Butler made her own contribution to the civil rights movement. Having worked in various jobs where blacks were given lower wages and menial jobs, she marched and picketed with fellow workers for better pay and benefits such as paid time off and health insurance.
“When I was a child, I cooked and cleaned for white folks while they worked in the factories,” she’d say. “I slept on a cot in the kitchen and was only allowed a day and a half off to go home and see my mama.”
Toiling from sunup to sundown, her pay was 50 cents a week. Her father had died when she was seven, and as the oldest child she had to help make ends meet.
Butler retired from Macy’s after 27 years but didn’t want to sit at home. She worked for the Atlanta-Fulton Public Library System 18 years. She finally retired for good at 80.
To keep active, Butler was a regular for 10 years at New Horizons Senior Center in Atlanta.
Tina Sanders-Beale, a pastor, said her grandmother Mrs.

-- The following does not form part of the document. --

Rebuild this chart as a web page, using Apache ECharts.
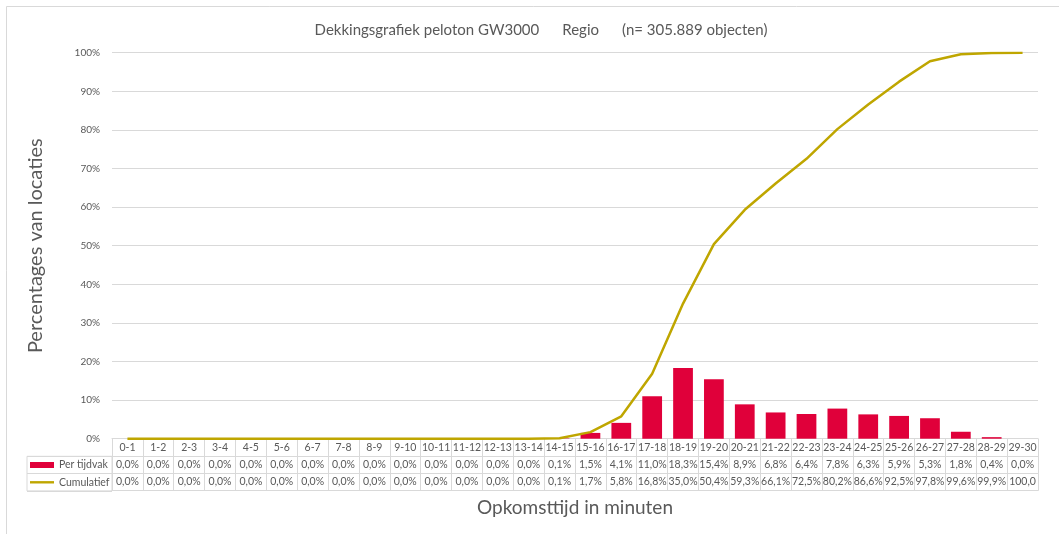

Butler “was the introduction to my spiritual walk as a child … She took us early to Sunday school. We were literally some of the first people at the church in the morning.”
Her grandmother would sing in the choir, help in the kitchen and serve as an usher. Whatever needed to be done, she did.
“Church was a large part of her life,” said Beale. “She was very devout.”
She also wanted to make sure all the young people in her life had a solid foundation and was no pushover when it came to manners and “good, old-fashion home training.
“There were just certain things you did and didn’t do,” said Beale. “If we went out anywhere she expected us to be respectable and to use our manners. She used to have a saying, ‘You better show up and act like folk’.”
Butler was honored in November as a role model for active seniors. LeadingAge Georgia and its educational arm, the Georgia Institute on Aging, host the annual awards to raise awareness for quality elder care and to fund year-round educational opportunities for paraprofessionals, professionals and family members who provide elder care.
Butler’s survivors include three stepdaughters: Janis Garlington of Buford, Jeanette Cook and Christine Garlington, both of Atlanta; and a host of nieces, nephews, cousins and step-grandchildren. A wake is set for 7 p.m. to 8 p.m. Friday at Willie A. Watkins West End Chapel, 1003 Ralph David Abernathy Blvd. Funeral services will be 1 p.m. Saturday at Little Friendship Missionary Baptist Church, 315 5th Ave., Decatur. Interment will be immediately following at Lincoln Cemetery, 2275 Joseph E. Boone Blvd.